The task.
Your task is to retype, word for word, the lines from the start of the data through the line holding "from matplotlib.colors import to_rgb". Do not include the pictures.

# # # #

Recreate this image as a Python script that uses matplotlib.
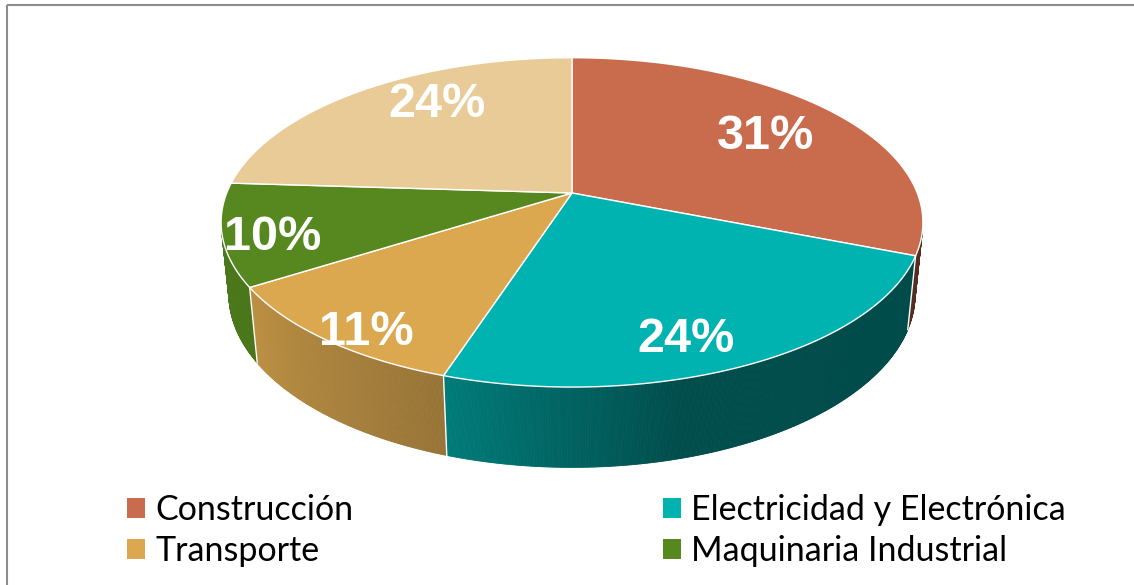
import numpy as np
import matplotlib.pyplot as plt
from matplotlib.patches import Polygon, Patch, Rectangle
from matplotlib.collections import PolyCollection
from matplotlib.colors import to_rgb

# data
categories = ["Construcción", "Electricidad y Electrónica", "Transporte",
              "Maquinaria Industrial", "Otros"]
shares = [31, 24, 11, 10, 24]
colors = ["#C96C4E", "#00B3B0", "#DBA84F", "#56881F", "#E8CB96"]
legend_idx = [0, 2, 1, 3]  # legend fills column-wise

# where the % labels sit inside each slice (fraction of sweep, fraction of radius)
label_frac = [0.51, 0.56, 0.42, 0.42, 0.60]
label_rad = [0.715, 0.83, 0.91, 0.865, 0.77]

# simple perspective camera (pixel space)
W, H = 1134, 585
CX, CY = 572, 193
F = 1716.0
DIST = 4.97
ELEV = np.radians(27.5)
THICK = 0.235
ce, se = np.cos(ELEV), np.sin(ELEV)


def project(phi, r=1.0, z=0.0):
    X = r * np.cos(phi)
    Y = r * np.sin(phi)
    depth = Y * ce - z * se + DIST
    up = Y * se + z * ce
    return CX + F * X / depth, CY - F * up / depth


def shade(phi_deg):
    return np.interp(phi_deg, [-180, -150, -108, -75, 0],
                     [0.90, 0.87, 0.69, 0.43, 0.42])


fig = plt.figure(figsize=(W / 100, H / 100), dpi=100)
ax = fig.add_axes([0, 0, 1, 1])
ax.set_xlim(0, W)
ax.set_ylim(H, 0)
ax.axis("off")

total = float(sum(shares))
bounds = np.concatenate([[0], np.cumsum(shares)]) / total * 360.0  # clockwise from 12 o'clock
vis_limit = -1.0 / (DIST * ce)

# side walls
for i, col in enumerate(colors):
    p0, p1 = 90 - bounds[i], 90 - bounds[i + 1]
    phis = np.linspace(p0, p1, max(int(abs(p1 - p0) * 4), 2))
    keep = np.sin(np.radians(phis)) < vis_limit
    phis = phis[keep]
    if len(phis) < 2:
        continue
    base = np.array(to_rgb(col))
    quads, fcs = [], []
    for a, b in zip(phis[:-1], phis[1:]):
        ra, rb = np.radians(a), np.radians(b)
        quads.append([project(ra), project(rb),
                      project(rb, z=-THICK), project(ra, z=-THICK)])
        fcs.append(np.clip(base * shade((a + b) / 2), 0, 1))
    ax.add_collection(PolyCollection(quads, facecolors=fcs, edgecolors=fcs,
                                     linewidths=0.6))

# white seams on the wall
for b in bounds:
    ph = np.radians(90 - b)
    if np.sin(ph) < vis_limit:
        xt, yt = project(ph)
        xb, yb = project(ph, z=-THICK)
        ax.plot([xt, xb], [yt, yb], color="white", lw=1.0)

# top face
for i, col in enumerate(colors):
    phis = np.radians(np.linspace(90 - bounds[i], 90 - bounds[i + 1], 200))
    xs, ys = project(phis)
    pts = np.column_stack([np.r_[CX, xs], np.r_[CY, ys]])
    ax.add_patch(Polygon(pts, closed=True, facecolor=col, edgecolor="white",
                         lw=1.0))

# percentage labels
for i, v in enumerate(shares):
    th = bounds[i] + label_frac[i] * (bounds[i + 1] - bounds[i])
    lx, ly = project(np.radians(90 - th), r=label_rad[i])
    ax.text(lx, ly + 2, f"{v}%", color="white", fontsize=35, fontweight="bold",
            family="Liberation Sans", ha="center", va="center")

# chart frame
ax.add_patch(Rectangle((7, 5), W + 20, H + 20, fill=False,
                       edgecolor="#8c8c8c", lw=1.5))

handles = [Patch(facecolor=colors[k]) for k in legend_idx]
labels = [categories[k] for k in legend_idx]
fig.legend(handles, labels, ncol=2, loc="upper left",
           bbox_to_anchor=(127 / W, 1 - 494 / H), frameon=False,
           prop={"family": "Lato", "size": 24.5},
           handlelength=0.53, handleheight=0.53, handletextpad=0.3,
           columnspacing=9.1, labelspacing=0.27, borderpad=0,
           borderaxespad=0)

fig.savefig("out.png", dpi=100)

# # # #

Completed exercise.
Recreate this image as a Python script that uses matplotlib.
import numpy as np
import matplotlib.pyplot as plt
from matplotlib.patches import Polygon, Patch, Rectangle
from matplotlib.collections import PolyCollection
from matplotlib.colors import to_rgb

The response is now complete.